Feb 2003 – Oct 2003

written by Gilane Tawadros


Veil: The word alone conjures up images in the mind's eye. In the aftermath of 11 September, the veil has become synonymous with cultural and religious differences that have been presented to us repeatedly as unbridgeable, alien and terrifying. The fact that the veil and veiling have been a part of both Western and Eastern cultures for millennia has not diminished from their overwhelming association with Islam and an abstract, exoticised notion of the East. Veil is a major exhibition and publication that brings together the work of twenty international contemporary artists whose work explores the symbolic significance of the veil and veiling in contemporary culture with all its complexities and ambiguities. Conceived by Zineb Sedira long before the events of 11 September, the project emerges directly from the practice of two artists - Sedira and Jananne Al-Ani - who are interested in the myriad, possible readings of the veil, both visible and invisible. Researched and developed by both artists over a period of four years, Veil is curated collaboratively by Al-Ani and Sedira, with David A. Bailey and Gilane Tawadros.

Why is it that the veil has had such a huge impact on visual culture? As the novelist Ahdaf Soueif points out there is no single word in Arabic equivalent to 'the veil'; while its physical, manifestations are as varied as the social, historical and cultural contexts in which it is to be found. In a popular sense, the veil relates to questions of dress code, social status, modesty and notions of the traditional and the religious. With today's commercial branding of adornment, the veil has come to assume new significance in the context of worldwide debates on multiculturalism. In contemporary Europe, more specifically, the veil is a persistent symbol of Europe's struggle to come to terms with cultural diversity and social inclusion.

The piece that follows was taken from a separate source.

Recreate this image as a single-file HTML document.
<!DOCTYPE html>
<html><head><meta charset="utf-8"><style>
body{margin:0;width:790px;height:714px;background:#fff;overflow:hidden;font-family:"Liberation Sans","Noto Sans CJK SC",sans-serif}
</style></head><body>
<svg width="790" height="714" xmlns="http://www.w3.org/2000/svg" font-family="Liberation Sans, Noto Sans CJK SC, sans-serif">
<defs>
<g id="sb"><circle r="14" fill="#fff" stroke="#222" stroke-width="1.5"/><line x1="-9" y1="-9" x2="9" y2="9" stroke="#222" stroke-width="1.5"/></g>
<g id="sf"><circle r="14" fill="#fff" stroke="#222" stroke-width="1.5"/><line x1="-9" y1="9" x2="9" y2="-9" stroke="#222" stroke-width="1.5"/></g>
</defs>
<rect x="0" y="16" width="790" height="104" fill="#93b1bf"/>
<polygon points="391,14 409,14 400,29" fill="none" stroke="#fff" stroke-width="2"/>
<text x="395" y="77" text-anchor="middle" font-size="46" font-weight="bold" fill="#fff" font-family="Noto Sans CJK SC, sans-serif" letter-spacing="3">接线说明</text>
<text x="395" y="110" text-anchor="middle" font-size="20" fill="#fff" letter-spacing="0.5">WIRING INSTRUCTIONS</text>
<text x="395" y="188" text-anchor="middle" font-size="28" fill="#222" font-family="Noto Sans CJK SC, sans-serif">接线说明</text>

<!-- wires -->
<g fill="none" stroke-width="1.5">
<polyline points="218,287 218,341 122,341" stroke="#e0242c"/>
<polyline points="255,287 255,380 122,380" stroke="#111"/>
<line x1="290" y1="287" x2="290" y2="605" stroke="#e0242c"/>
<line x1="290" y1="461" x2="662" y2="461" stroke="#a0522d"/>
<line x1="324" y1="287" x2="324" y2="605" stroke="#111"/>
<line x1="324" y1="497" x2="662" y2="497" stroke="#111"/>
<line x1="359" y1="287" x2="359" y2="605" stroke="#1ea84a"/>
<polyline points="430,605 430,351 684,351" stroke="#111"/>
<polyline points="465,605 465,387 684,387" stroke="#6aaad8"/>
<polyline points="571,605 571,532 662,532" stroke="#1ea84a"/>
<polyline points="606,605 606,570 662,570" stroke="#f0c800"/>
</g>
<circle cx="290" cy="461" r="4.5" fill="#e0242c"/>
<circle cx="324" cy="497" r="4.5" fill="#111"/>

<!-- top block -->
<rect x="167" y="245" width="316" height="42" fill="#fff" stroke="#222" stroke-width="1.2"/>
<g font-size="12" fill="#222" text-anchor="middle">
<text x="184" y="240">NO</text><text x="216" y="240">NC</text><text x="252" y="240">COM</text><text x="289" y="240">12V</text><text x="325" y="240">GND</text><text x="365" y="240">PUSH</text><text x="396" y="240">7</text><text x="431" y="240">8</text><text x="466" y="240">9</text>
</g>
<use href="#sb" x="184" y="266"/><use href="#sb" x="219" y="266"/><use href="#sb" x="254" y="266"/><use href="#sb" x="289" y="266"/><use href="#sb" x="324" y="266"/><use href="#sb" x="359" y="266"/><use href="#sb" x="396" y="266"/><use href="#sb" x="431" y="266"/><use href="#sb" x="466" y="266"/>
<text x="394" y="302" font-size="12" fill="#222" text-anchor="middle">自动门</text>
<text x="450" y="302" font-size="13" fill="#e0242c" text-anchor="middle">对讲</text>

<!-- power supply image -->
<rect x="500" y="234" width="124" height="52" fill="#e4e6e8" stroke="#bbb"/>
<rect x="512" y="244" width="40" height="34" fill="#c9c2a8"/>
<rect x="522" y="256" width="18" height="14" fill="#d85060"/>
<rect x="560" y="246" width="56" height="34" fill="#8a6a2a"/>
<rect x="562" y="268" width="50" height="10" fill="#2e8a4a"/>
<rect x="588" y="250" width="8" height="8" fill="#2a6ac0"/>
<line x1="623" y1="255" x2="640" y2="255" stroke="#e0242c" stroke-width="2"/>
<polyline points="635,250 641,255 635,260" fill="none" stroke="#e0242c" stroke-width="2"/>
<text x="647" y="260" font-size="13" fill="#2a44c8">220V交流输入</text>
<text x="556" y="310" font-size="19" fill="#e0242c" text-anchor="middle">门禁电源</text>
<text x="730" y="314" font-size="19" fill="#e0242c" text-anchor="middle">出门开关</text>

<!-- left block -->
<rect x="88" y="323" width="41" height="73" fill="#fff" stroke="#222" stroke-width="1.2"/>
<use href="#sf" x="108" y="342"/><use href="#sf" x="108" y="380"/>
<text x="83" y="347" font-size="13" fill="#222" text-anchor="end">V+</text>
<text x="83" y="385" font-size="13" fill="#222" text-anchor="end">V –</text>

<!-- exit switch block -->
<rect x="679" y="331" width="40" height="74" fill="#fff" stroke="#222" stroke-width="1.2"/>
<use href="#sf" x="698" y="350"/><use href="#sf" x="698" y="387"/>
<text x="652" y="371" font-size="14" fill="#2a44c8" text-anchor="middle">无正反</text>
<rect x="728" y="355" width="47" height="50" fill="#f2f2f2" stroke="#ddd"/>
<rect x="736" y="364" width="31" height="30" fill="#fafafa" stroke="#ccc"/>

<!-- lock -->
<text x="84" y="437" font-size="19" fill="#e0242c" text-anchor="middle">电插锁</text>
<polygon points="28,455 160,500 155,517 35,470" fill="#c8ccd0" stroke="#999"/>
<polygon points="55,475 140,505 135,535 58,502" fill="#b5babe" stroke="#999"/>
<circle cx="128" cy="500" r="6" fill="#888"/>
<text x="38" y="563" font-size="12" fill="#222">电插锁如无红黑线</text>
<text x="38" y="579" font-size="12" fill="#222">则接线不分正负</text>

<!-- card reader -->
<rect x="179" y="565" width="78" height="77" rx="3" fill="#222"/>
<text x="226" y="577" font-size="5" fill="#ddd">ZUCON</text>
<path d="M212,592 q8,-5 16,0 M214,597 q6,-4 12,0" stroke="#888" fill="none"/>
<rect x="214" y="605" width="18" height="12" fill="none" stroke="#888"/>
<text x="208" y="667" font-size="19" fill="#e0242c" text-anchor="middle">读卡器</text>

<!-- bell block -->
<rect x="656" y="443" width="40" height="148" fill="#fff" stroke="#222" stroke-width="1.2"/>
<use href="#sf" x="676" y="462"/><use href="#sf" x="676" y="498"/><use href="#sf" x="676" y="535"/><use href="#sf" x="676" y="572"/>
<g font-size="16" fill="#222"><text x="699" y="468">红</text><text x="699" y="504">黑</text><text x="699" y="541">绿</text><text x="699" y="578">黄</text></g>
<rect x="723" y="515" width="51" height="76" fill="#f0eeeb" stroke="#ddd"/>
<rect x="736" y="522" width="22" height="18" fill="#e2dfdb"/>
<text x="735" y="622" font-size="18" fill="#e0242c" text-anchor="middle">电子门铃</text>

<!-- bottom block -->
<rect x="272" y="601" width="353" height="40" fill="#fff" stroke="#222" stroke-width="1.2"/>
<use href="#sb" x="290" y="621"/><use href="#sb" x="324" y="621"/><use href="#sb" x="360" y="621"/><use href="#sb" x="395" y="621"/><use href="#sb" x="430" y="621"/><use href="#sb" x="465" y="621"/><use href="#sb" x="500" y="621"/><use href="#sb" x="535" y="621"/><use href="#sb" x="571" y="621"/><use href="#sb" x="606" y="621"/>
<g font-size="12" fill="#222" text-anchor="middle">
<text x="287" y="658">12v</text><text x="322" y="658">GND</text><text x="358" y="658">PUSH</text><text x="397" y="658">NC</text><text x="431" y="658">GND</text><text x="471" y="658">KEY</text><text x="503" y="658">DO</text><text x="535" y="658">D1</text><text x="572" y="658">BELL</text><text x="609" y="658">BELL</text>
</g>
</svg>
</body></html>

The season begins in February 2003 with the launch of the UK tour of the Veil exhibition and the publication of an accompanying anthology of writings, Veil: Veiling, Representation and Contemporary Art. In the summer as part of Made in Paris, inIVA showcases four of the Veil artists - Marc Garanger, Ghazel, Samta Benyahia and Majida Khattari - in week-long shows at TheSpace@inIVA (June 2003). All Paris-based and working in a variety of media, from photography and video to performance and installation, these artists bring different interpretations and experiences of veiling to their individual artistic practices.

The secular and the profane are explored in another inIVA interdisciplinary project that cuts across multimedia, live art and new technology. Starting at Easter, the artist Rokeby's multimedia voyage MEMEX takes him on a forty-day pilgrimage through the streets of London. Transformed by cutting-edge technology into a cyborg, Rokeby maps out a journey of self-discovery, both physical and virtual, that takes him to sites scattered throughout the city which are charged with memories of intolerance and racial violence. Through MEMEX, Rokeby invites us to participate in a journey that reinvents the religious pilgrimage for a multimedia, secular age.

With the publication of Jean Fisher's Vampire in the Text (May 2003), inIVA launches a new series of anthologies that - by gathering together both previously published and new writings by leading international art critics - seeks to contribute to a new canon of truly international art history. Later in the year, Kobena Mercer chairs Cosmopolitan Modernisms (October 2003), a symposium that seeks to redefine definitions of modernism, taking into account the level of cross-cultural interaction in the contemporary art world, a concept that lies at the heart of inIVA's mission. October also sees the publication of Guy Brett: Selected Writings on Art, the second title in our new anthology series; texts reflecting the cross-cultural and experimental nature of the London art scene since the 1960s are reproduced alongside seminal essays on Latin American artists.